Samart feels that the issue of its wholly owned subsidiary Cambodia Air Traffic Services (CATS) is looking positive.

In a press release yesterday, Samart president Watchai Vilailuck said the company had heard government reports that the Cambodia government had no plans to either seize or buy back the CATS concession.

Watchai said that though they were not yet able to fully resolve problems related to imprisoned CATS engineer Siwarak Chutipong, the company believed that the Cambodian government's statement on the concession was a good sign.

Yesterday, Cambodia issued a statement saying that it always fulfils agreements it has signed, including contracts with the private sector, so as to boost the confidence of local and foreign investors, including Thai businesses.

In the press release, Watchai said that Samart felt uneasy that it had been drawn into a political conflict and hoped the situation would be resolved as soon as possible so CATS could resume its operations.

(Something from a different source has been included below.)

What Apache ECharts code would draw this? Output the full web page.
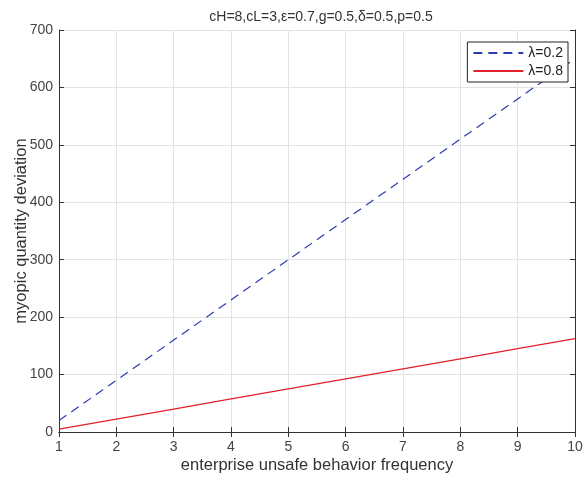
<!DOCTYPE html>
<html><head><meta charset="utf-8">
<script src="https://cdn.jsdelivr.net/npm/echarts@6/dist/echarts.min.js"></script>
<style>html,body{margin:0;padding:0;background:#fff}#c{width:585px;height:484px}</style>
</head><body><div id="c"></div>
<script>
const xValues = [1,2,3,4,5,6,7,8,9,10];
const lambda02 = [20,90,160,230,300,370,440,510,580,650];
const lambda08 = [5,22.5,40,57.5,75,92.5,110,127.5,145,162.5];
const seriesNames = ['λ=0.2','λ=0.8'];
const titleText = 'cH=8,cL=3,ε=0.7,g=0.5,δ=0.5,p=0.5';

const font = 'Arial, "Liberation Sans", sans-serif';
const chart = echarts.init(document.getElementById('c'));
const pair = arr => xValues.map((x,i)=>[x,arr[i]]);
const gridLine = {show:true, lineStyle:{color:'#e3e3e3', width:1}};
const axisCol = '#333';
chart.setOption({
  animation:false,
  title:{text:titleText, left:316, textAlign:'center', top:5,
    textStyle:{fontFamily:font, fontSize:14, fontWeight:'normal', color:'#333'}},
  grid:{left:59, right:10, top:30, bottom:52, containLabel:false, outerBoundsMode:'none'},
  legend:{
    data:seriesNames, orient:'vertical', right:17, top:42,
    backgroundColor:'#fff', borderColor:'#222', borderWidth:1, borderRadius:0,
    padding:[4,5,4,5], itemGap:4, itemWidth:50, itemHeight:12,
    itemStyle:{opacity:0},
    textStyle:{fontFamily:font, fontSize:14, color:'#222'}
  },
  xAxis:[{
    type:'value', min:1, max:10, interval:1,
    name:'enterprise unsafe behavior frequency', nameLocation:'middle', nameGap:25,
    nameMoveOverlap:false,
    nameTextStyle:{fontFamily:font, fontSize:16.5, color:'#333'},
    axisLine:{show:true, lineStyle:{color:axisCol}},
    axisTick:{show:true, inside:true, length:5, lineStyle:{color:axisCol}},
    axisLabel:{fontFamily:font, fontSize:14, color:'#444', margin:8},
    splitLine:gridLine
  },{
    type:'value', min:1, max:10, interval:1, position:'top',
    axisLine:{show:true, lineStyle:{color:axisCol}},
    axisTick:{show:true, inside:true, length:5, lineStyle:{color:axisCol}},
    axisLabel:{show:false}, splitLine:{show:false}
  }],
  yAxis:[{
    type:'value', min:0, max:700, interval:100,
    name:'myopic quantity deviation', nameLocation:'middle', nameGap:29,
    nameMoveOverlap:false,
    nameTextStyle:{fontFamily:font, fontSize:16.5, color:'#333'},
    axisLine:{show:true, lineStyle:{color:axisCol}},
    axisTick:{show:true, inside:true, length:5, lineStyle:{color:axisCol}},
    axisLabel:{fontFamily:font, fontSize:14, color:'#444', margin:6},
    splitLine:gridLine
  },{
    type:'value', min:0, max:700, interval:100, position:'right',
    axisLine:{show:true, lineStyle:{color:axisCol}},
    axisTick:{show:true, inside:true, length:5, lineStyle:{color:axisCol}},
    axisLabel:{show:false}, splitLine:{show:false}
  }],
  series:[{
    name:seriesNames[0], type:'line', data:pair(lambda02), symbol:'none',
    lineStyle:{color:'#2c3cb0', width:1.2, type:[9,6]}, itemStyle:{color:'#2c3cb0'}
  },{
    name:seriesNames[1], type:'line', data:pair(lambda08), symbol:'none',
    lineStyle:{color:'#e0202a', width:1.3}, itemStyle:{color:'#e0202a'}
  }]
});
</script></body></html>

Samart also notified the Stock Exchange of Thailand yesterday that after Siwarak's arrest over spying charges, the Cambodian government had appointed a senior civil aviation official as a temporary chief to oversee CATS operations. The statement from Cambodian government also said that its officials were put in place temporarily to supervise and manage CATS so they could protect national security and safety of Cambodian leaders. Cambodian officials will continue running CATS until the court reaches a final decision on Siwarak.

Samart has been working closely with the Thai government to help negotiate Siwarak's release and resolve the problems.

The CATS engineer was arrested about two weeks ago for allegedly trying to obtain fugitive former PM Thaksin Shinawatra's flight schedule. Since Cambodia took control of CATS, the nine or 10 Thai employees have not been allowed on the premises.

CATS has been operating the air-traffic control services as part of a 32-year concession from 2001 under a build, co-operate and transfer model with the Cambodian government. Revenue from the operations this year is about Bt800 million, accounting for 5 per cent of the Samart Group's consolidated earnings. CATS is also protected by the Investment Promotion and Protection Agreement between the two countries.

Samart shares closed at Bt6.05 yesterday, up from Bt6 on Friday.